As per Schedule III of the GST law, every person who is registered or holds a license under an earlier law (i.e. current indirect tax regime) would be liable to be registered under the GST regime. For new assessee (who has not registered under current indirect tax regime) a threshold (to be calculated on all India basis) of Turnover (as per section 2 (73) of the model GST law) including exports and exempted supplies below which any person engaged in the supply of Goods or Services or both will not be required to take registration. Given this, there could be ambiguity if a person already registered under earlier law if falls under threshold exemption limit of turnover under GST then whether he is liable for registration under GST law?

As regards registrations, one can also apply voluntarily for GST registration. However, in case of a person engaged in inter-state supplies, casual taxable persons, or a person liable to GST under reverse charge, irrespective of turnover, registration would be compulsory.

Payments in GST regime

GST law provides that the taxable person will be required to make payment of tax (i.e. CGST, SGST, IGST, and Additional Tax) including interest, penalty or fee through electronic cash/credit ledger.
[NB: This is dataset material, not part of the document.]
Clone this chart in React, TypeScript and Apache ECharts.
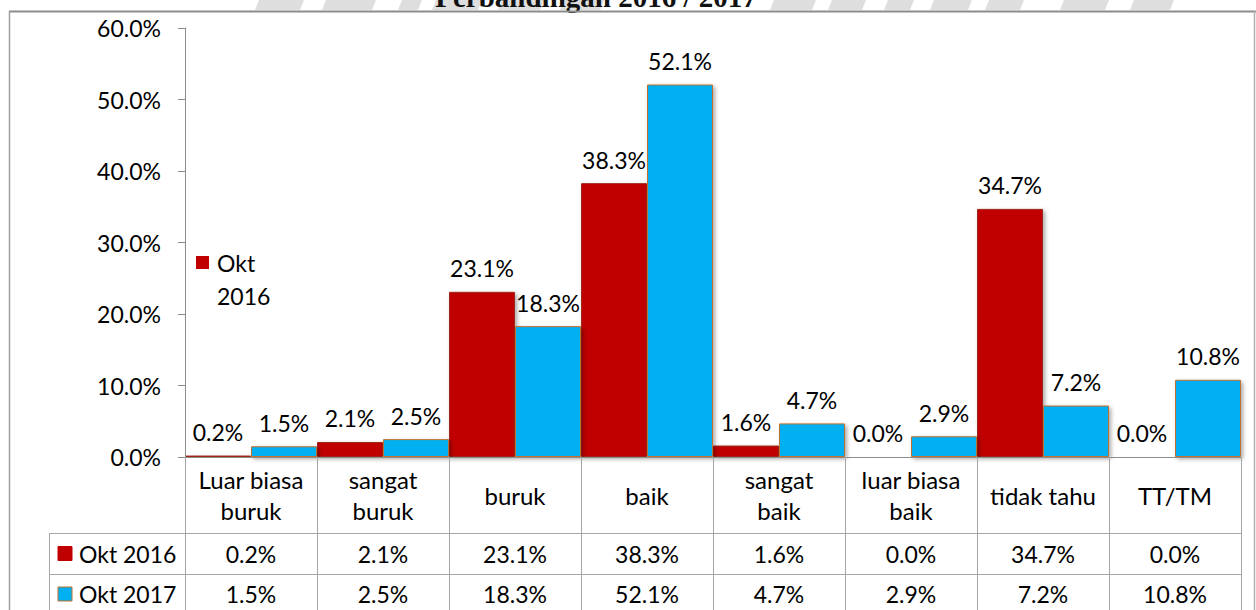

It is important to know that cross utilisation of electronic cash/credit under IGST for CGST and SGST payment, electronic cash/credit under CGST for IGST payment and electronic cash/credit under SGST for IGST payment will be allowed. However, the cross utilization of cash/credit under CGST for payment of SGST and vice versa will not be allowed.

Further, as per section 47(6) of the Model GST law, where the amount available in the electronic cash or the credit ledger falls short of the aggregate of tax, interest, penalty fee or any other amount due the said amount would be liable to be debited in the following order:

  • Interest liability related to returns of previous tax periods
  • Tax liability related to returns of previous tax periods
  • Tax liability of current tax periods
  • Any other amount
  • Tax deduction at source

The Central or State government may mandate Central or State government department, Local authority, Governmental Agency, any category of entities as may be notified by the Central or a State government to deduct tax at the rate of 1% from the payment made or credited to the supplier of taxable goods and/or services as notified by the Central or a State government, where the total value of such supply, under the contract, exceeds ₹ 10 lacs. The value of supply for TDS would be excluding the tax indicated on the invoice.

The tax deducted would be paid by the deductor within 10 days after the end of the month in which such deduction is made in the manner prescribed. The deductor would furnish a certificate to the deductee within 5 days from crediting such tax at source to the appropriate government and default in the furnishing of such certificate would be liable to the late fee as prescribed under the Act.

Every deductor would be liable to take registration within the specified period as prescribed and furnish the return in the form within due date as prescribed, failing which he would be liable to pay a late fee of as prescribed under the Act.

Returns in GST regime

Every registered assessee will be required to file returns (including NIL returns). It is pertinent to note that there could be as many as 8 returns as under:

Type of Return Description                                     Due date of filing
GSTR 1 Outward supplies made by the taxpayer 10th of the succeeding month
GSTR 2 Inward supplies made by the taxpayer 15th of the succeeding month
GSTR 3 Monthly return (inward supplies + outward supplies) 20th of the succeeding month
GSTR 4 Quarterly return for compounding Taxpayer 18th of next month from the end of the quarter
GSTR 5 Periodic Return by Non-Resident Taxpayer Last day of registration
  GSTR 6 Return for Input Service Distributor (ISD) 15th of succeeding month
GSTR 7 Return for Tax Deducted at Source 10th of succeeding month
GSTR 8 Annual Return By 31st December of next FY

The return (including NIL return) filing formalities may increase by manifolds as far as periodicity, a number of forms, and multiplicity of compliances are concerned. Compliance requirements may further become cumbersome as invoice level details are expected to be provided in the returns. For example, a service taxpayer, covered by the Central Service Tax legislation, is currently required to file half yearly return and within the GST regime, the same Service Tax assessee might be required to file as many as 61 returns (5 returns per month i.e. GSTR 1, 2,3,6,7 and GSTR 8 annual return).

Rectification of Errors in returns: Rectification of errors for any omission or incorrect particulars (other than as a result of the audit, inspection, or enforcement activity by the tax authorities) would be allowed in the return period in which such omission/incorrect particulars to specific restriction such as rectification/omission may not be allowed after filing of the return for the month of November following the end of the FY etc.

Given the aforesaid restrictions, it would be advisable that the taxpayers would need to have a robust mechanism to capture correctly the details of invoices, revenue, input invoices, and other data in the original return itself. Thus, the taxpayers will have to strengthen their reporting processes and controls.

Thus given the drastic change and increase in the number of compliances, it is advisable to work towards analyzing the impact of the GST on business operations to ascertain the impact on tax, finance, working capital, contracts, operations, and compliances to anticipate the changes in advance and gear up accordingly.